Arguments: Their Shape, Flow and Use in the SLA Classroom
Michael Herke
In its most basic form, an argument is a claim and a reason to accept the claim. Argumentation is the process of clarifying the question at issue, gathering relevant evidence, and formulating the aforementioned reasons and the claim. Although it is a truism to state that arguments are everywhere and that everyone argues, one forum where arguments have yet to find a permanent place is the SLA classroom in Japan, perhaps because argument is conceived as a confrontational, win or lose interaction. This poster shows cooperative argument activities and their underlying concepts that have been used successfully in SLA classrooms.
Another reason for the hesitation to use argumentation activities may be that arguing well is challenging for students. College and high school students have difficulty judging argument quality but do respond positively to various interventions, including engaging in argument with peers, media tutorials and scaffolding (Kuhn, D., Zillmer, N., Crowell, A., & Zavala, J., 2013; Larson, Britt & Kurby, 2009; Wilson, K., & Devereux, L. 2014).
This poster presentation summarizes just such interventions. Following from the concept-based language instruction claim that learners need to internalize the systematic, scientific principles that underpin linguistic phenomena of interest via working with their materializations, salient features of arguments are shown as flow charts, diagrams, pictures and maps, to form SCOBAs, or schema for the orienting basis of action (Gal’perin, 1989; Hadidi, 2021; Lantolf and Thorne, 2006).
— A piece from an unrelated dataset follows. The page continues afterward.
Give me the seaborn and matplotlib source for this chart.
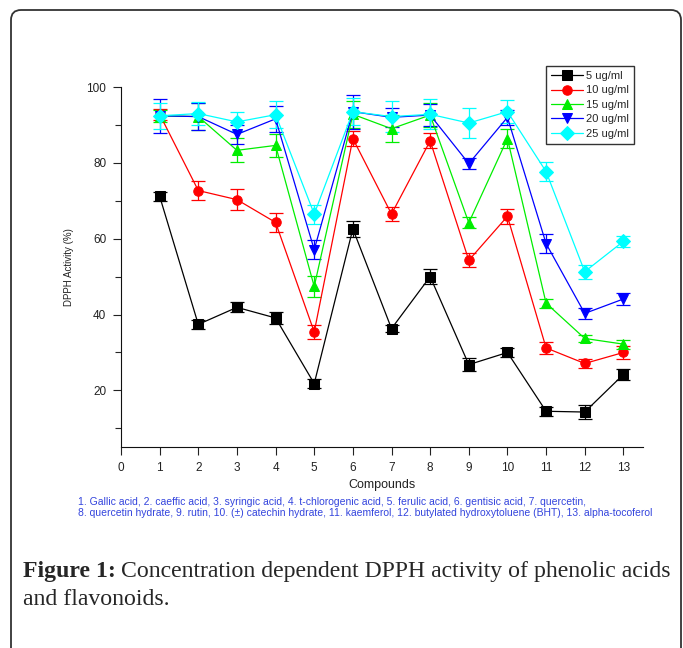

These features include common lines of argument (e.g. cause to effect, effect to cause, sign, generalization), their elements (i.e. evidence, claim, warrant, qualifier, etc.), how the elements interact and, most importantly, a variety of arguments relevant to college-aged learners. What is the best book or movie for someone who wants to understand Japanese culture? What is marriage? Is it marriage good or bad? Should people get married? Should I get married?
Participants can see and learn how arguments are structured, how they function, and how they enrich SLA classrooms of almost any level, background and topic.